Linux recursive grep

To recursively grep through directories you can use the find command to select a filenames in a directory tree and then grep to find a string within each file.

Here’s the command to find the string facebook in all javascript (*.js) files in the current directory and any sub-directories:

find . -name ‘*.js’ -exec grep ‘facebook’ -Hn ‘{}’ \;

Breaking that command down:

The first find parameter is the . that instructs it to start in the current directory. The -name parameter is followed by a filename wildcard to match, *.js in this case. Next parameter is the -exec, this is an instruction that find will execute for each file it finds – we are using grep. The grep ‘facebook’ -Hn is the grep command and its parameters – it tells grep to look for the string facebook and -Hn tells it to output the filename and line number of all matched files. Finally, the ‘{}’ \; are find parameters that instruct it to call grep for each file.

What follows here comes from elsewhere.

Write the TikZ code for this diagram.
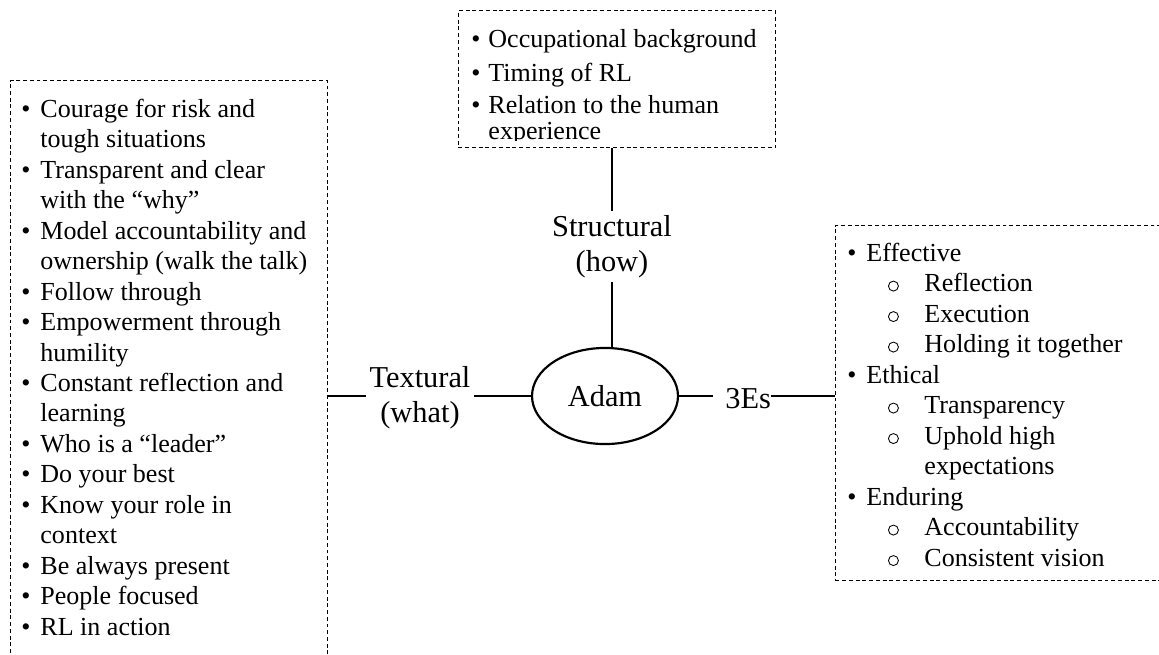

We can recursively grep for all files by omitting the -name parameter:

find . -exec grep ‘facebook’ -Hn ‘{}’ \;

We can look in another directory by changing the . for a directory name:

find /home/steve -exec grep ‘facebook’ -Hn ‘{}’ \;

Because this is a bit of a pain in the ass to remember I usually create a bash script called rgrep.sh or something like that and just call it from that.